-- Provided data start --

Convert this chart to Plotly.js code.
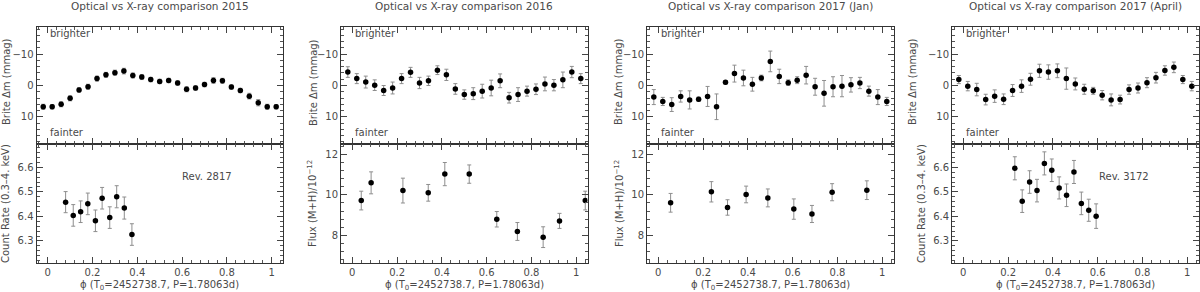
<!DOCTYPE html>
<html>
<head>
<meta charset="utf-8">
<script src="https://cdn.plot.ly/plotly-3.0.1.min.js"></script>
<style>html,body{margin:0;padding:0;background:#fff;}#chart{width:1200px;height:292px;}</style>
</head>
<body>
<div id="chart"></div>
<script>
// ---------- DATA ----------
const panelTitles = ["Optical vs X-ray comparison 2015", "Optical vs X-ray comparison 2016", "Optical vs X-ray comparison 2017 (Jan)", "Optical vs X-ray comparison 2017 (April)"];
const optPhase = [-0.02, 0.02, 0.06, 0.10, 0.14, 0.18, 0.22, 0.26, 0.30, 0.34, 0.38, 0.42, 0.46, 0.50, 0.54, 0.58, 0.62, 0.66, 0.70, 0.74, 0.78, 0.82, 0.86, 0.90, 0.94, 0.98, 1.02];

const opt2015 = [6.8, 6.8, 6.0, 4.1, 1.4, 0.4, -2.2, -3.4, -4.1, -4.6, -3.2, -2.7, -1.9, -1.3, -1.6, -0.8, 1.2, 0.8, -0.3, -1.6, -1.5, 0.5, 1.6, 3.4, 5.5, 6.8, 6.8];
const optErr2015 = [0.8, 0.7, 0.8, 0.8, 0.7, 0.8, 0.8, 0.8, 0.8, 0.9, 0.8, 0.8, 0.7, 0.7, 0.7, 0.7, 0.8, 0.7, 0.7, 0.9, 0.8, 0.7, 0.7, 0.9, 1.0, 0.8, 0.7];

const opt2016 = [-4.3, -2.2, -1.1, -0.1, 1.6, 0.8, -2.2, -4.2, -0.8, -1.5, -4.9, -3.4, 1.1, 2.9, 2.6, 1.8, 0.8, -1.5, 3.9, 2.9, 1.8, 1.2, -0.5, -0.1, -1.8, -4.3, -2.2];
const optErr2016 = [1.7, 1.6, 1.9, 1.7, 1.6, 1.9, 1.6, 1.6, 1.8, 1.5, 1.4, 1.8, 1.7, 1.5, 1.9, 2.2, 2.5, 2.2, 1.7, 2.2, 1.6, 1.7, 2.2, 1.8, 2.5, 1.8, 1.6];

const opt2017J = [3.7, 5.1, 6.1, 3.5, 4.6, 4.4, 3.5, 6.8, -1.0, -3.8, -2.4, -0.4, -2.4, -7.7, -2.9, -0.9, -1.7, -3.3, 0.4, 2.5, 0.4, 0.2, -0.2, -0.8, 1.8, 3.7, 5.1];
const optErr2017J = [2.4, 1.3, 2.2, 1.8, 2.9, 0.7, 3.2, 4.1, 0.6, 2.7, 2.5, 2.2, 0.9, 3.3, 2.3, 0.9, 1.1, 2.8, 2.7, 4.1, 3.2, 3.4, 2.3, 1.8, 1.6, 2.4, 1.3];

const opt2017A = [-1.9, 0.2, 1.3, 4.5, 3.4, 4.4, 1.6, 0.2, -2.0, -4.7, -4.3, -4.7, -2.2, -0.5, 1.2, 1.7, 3.1, 4.6, 4.5, 1.3, 0.8, -0.9, -2.5, -4.8, -5.8, -1.9, 0.2];
const optErr2017A = [1.3, 1.5, 2.0, 1.7, 2.0, 1.7, 1.9, 2.0, 1.9, 2.1, 2.3, 2.2, 3.4, 1.9, 1.6, 1.1, 1.5, 1.9, 1.4, 1.5, 1.6, 1.6, 1.7, 1.5, 1.7, 1.3, 1.5];

const xPhase2015 = [0.080, 0.114, 0.147, 0.179, 0.213, 0.243, 0.277, 0.308, 0.342, 0.376];
const xRate2015 = [6.458, 6.404, 6.419, 6.451, 6.382, 6.474, 6.395, 6.480, 6.434, 6.326];
const xRateErr2015 = [0.043, 0.044, 0.044, 0.044, 0.044, 0.044, 0.044, 0.045, 0.045, 0.044];

const xPhase2016 = [0.040, 0.084, 0.226, 0.339, 0.413, 0.522, 0.645, 0.737, 0.852, 0.925, 1.040];
const xFlux2016 = [9.72, 10.59, 10.21, 10.10, 11.02, 11.02, 8.80, 8.20, 7.92, 8.72, 9.72];
const xFluxErr2016 = [0.46, 0.54, 0.61, 0.41, 0.57, 0.45, 0.38, 0.44, 0.51, 0.37, 0.46];

const xPhase2017J = [0.055, 0.237, 0.309, 0.392, 0.489, 0.605, 0.686, 0.776, 0.931];
const xFlux2017J = [9.61, 10.15, 9.38, 10.02, 9.85, 9.30, 9.06, 10.13, 10.23];
const xFluxErr2017J = [0.46, 0.50, 0.38, 0.41, 0.44, 0.50, 0.42, 0.42, 0.46];

const xPhase2017A = [0.230, 0.263, 0.296, 0.329, 0.362, 0.395, 0.428, 0.461, 0.494, 0.527, 0.560, 0.593];
const xRate2017A = [6.596, 6.462, 6.540, 6.505, 6.616, 6.588, 6.516, 6.486, 6.581, 6.453, 6.425, 6.401];
const xRateErr2017A = [0.047, 0.046, 0.046, 0.046, 0.047, 0.046, 0.045, 0.046, 0.047, 0.046, 0.045, 0.050];

const revLabels = ["Rev. 2817", null, null, "Rev. 3172"];
const xAxisTitle = "ϕ (T<sub>0</sub>=2452738.7, P=1.78063d)";
const optYTitle = "Brite Δm (mmag)";
const rateYTitle = "Count Rate (0.3–4. keV)";
const fluxYTitle = "Flux (M+H)/10<sup>−12</sup>";

// ---------- LAYOUT ----------
const W = 1200, H = 292;
const FONT = "DejaVu Sans, sans-serif";
const TXT = "#4a4a4a";
const frames = [[36.5, 282.9], [341.1, 587.5], [647.1, 893.5], [952.1, 1198.5]];
const topPx = [27, 144], botPx = [144, 263];
const yTitleX = [[6, 5], [313, 312], [618, 619], [912, 921]];

const opt = [[opt2015, optErr2015], [opt2016, optErr2016], [opt2017J, optErr2017J], [opt2017A, optErr2017A]];
const xr = [[xPhase2015, xRate2015, xRateErr2015, 'rate'], [xPhase2016, xFlux2016, xFluxErr2016, 'flux'], [xPhase2017J, xFlux2017J, xFluxErr2017J, 'flux'], [xPhase2017A, xRate2017A, xRateErr2017A, 'rate']];

const data = [];
const layout = {
  width: W, height: H, margin: {l: 0, r: 0, t: 0, b: 0},
  paper_bgcolor: '#fff', plot_bgcolor: '#fff', showlegend: false,
  font: {family: FONT, size: 10, color: TXT},
  annotations: []
};
const px2x = p => p / W, px2y = p => 1 - p / H;

function baseAxis() {
  return {
    showgrid: false, zeroline: false, showline: true, linecolor: '#333', linewidth: 1,
    mirror: 'allticks', ticks: 'inside', ticklen: 6, tickcolor: '#444', tickwidth: 1,
    tickfont: {family: FONT, size: 10, color: TXT}, fixedrange: true
  };
}
const errStyle = {type: 'data', color: '#8e8e8e', thickness: 1, width: 2};
const mk = {color: '#000', size: 5.5};

for (let i = 0; i < 4; i++) {
  const a = 2 * i + 1, b = 2 * i + 2;
  const dom = [px2x(frames[i][0]), px2x(frames[i][1])];
  data.push({x: optPhase, y: opt[i][0], error_y: Object.assign({array: opt[i][1]}, errStyle),
    mode: 'markers', type: 'scatter', marker: mk, xaxis: 'x' + a, yaxis: 'y' + a, hoverinfo: 'skip'});
  data.push({x: xr[i][0], y: xr[i][1], error_y: Object.assign({array: xr[i][2]}, errStyle),
    mode: 'markers', type: 'scatter', marker: mk, xaxis: 'x' + b, yaxis: 'y' + b, hoverinfo: 'skip'});

  const minorX = {dtick: 0.04, ticklen: 3, ticks: 'inside', tickcolor: '#555'};
  layout['xaxis' + a] = Object.assign(baseAxis(), {domain: dom, anchor: 'y' + a, range: [-0.05, 1.05],
    showticklabels: false, dtick: 0.2, tick0: 0, minor: minorX});
  layout['yaxis' + a] = Object.assign(baseAxis(), {domain: [px2y(topPx[1]), px2y(topPx[0])], anchor: 'x' + a,
    range: [18.7, -18.7], dtick: 10, tick0: 0, minor: {dtick: 2, ticklen: 3, ticks: 'inside', tickcolor: '#555'}});
  layout['xaxis' + b] = Object.assign(baseAxis(), {domain: dom, anchor: 'y' + b, range: [-0.05, 1.05],
    dtick: 0.2, tick0: 0, minor: minorX});
  const isRate = xr[i][3] === 'rate';
  layout['yaxis' + b] = Object.assign(baseAxis(), {domain: [px2y(botPx[1]), px2y(botPx[0])], anchor: 'x' + b,
    range: isRate ? [6.21, 6.695] : [6.65, 12.5], dtick: isRate ? 0.1 : 2, tick0: 0,
    minor: {dtick: isRate ? 0.02 : 0.4, ticklen: 3, ticks: 'inside', tickcolor: '#555'}});

  const cx = (frames[i][0] + frames[i][1]) / 2;
  const A = layout.annotations;
  A.push({text: panelTitles[i], x: px2x(cx), y: px2y(6), xref: 'paper', yref: 'paper', showarrow: false,
    xanchor: 'center', yanchor: 'middle', font: {size: 10.5, color: TXT}});
  A.push({text: 'brighter', x: px2x(frames[i][0] + 11.5), y: px2y(33), xref: 'paper', yref: 'paper', showarrow: false,
    xanchor: 'left', yanchor: 'middle', font: {size: 10, color: TXT}});
  A.push({text: 'fainter', x: px2x(frames[i][0] + 11.5), y: px2y(133), xref: 'paper', yref: 'paper', showarrow: false,
    xanchor: 'left', yanchor: 'middle', font: {size: 10, color: TXT}});
  A.push({text: xAxisTitle, x: px2x(cx), y: px2y(285.7), xref: 'paper', yref: 'paper', showarrow: false,
    xanchor: 'center', yanchor: 'middle', font: {size: 10, color: TXT}});
  A.push({text: optYTitle, x: px2x(yTitleX[i][0]), y: px2y(82), xref: 'paper', yref: 'paper', showarrow: false,
    xanchor: 'center', yanchor: 'middle', textangle: -90, font: {size: 10, color: TXT}});
  A.push({text: isRate ? rateYTitle : fluxYTitle, x: px2x(yTitleX[i][1]), y: px2y(204), xref: 'paper', yref: 'paper', showarrow: false,
    xanchor: 'center', yanchor: 'middle', textangle: -90, font: {size: 10, color: TXT}});
  if (revLabels[i]) {
    A.push({text: revLabels[i], x: px2x(i === 0 ? 206.5 : 1123.7), y: px2y(176.5), xref: 'paper', yref: 'paper', showarrow: false,
      xanchor: 'center', yanchor: 'middle', font: {size: 10, color: TXT}});
  }
}

Plotly.newPlot('chart', data, layout, {displayModeBar: false, staticPlot: true});
</script>
</body>
</html>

-- Provided data end --

Directions: Find "chart". Copy every line it occurs in.

Solution to the problem:
Convert this chart to Plotly.js code.
<style>html,body{margin:0;padding:0;background:#fff;}#chart{width:1200px;height:292px;}</style>
<div id="chart"></div>
Plotly.newPlot('chart', data, layout, {displayModeBar: false, staticPlot: true});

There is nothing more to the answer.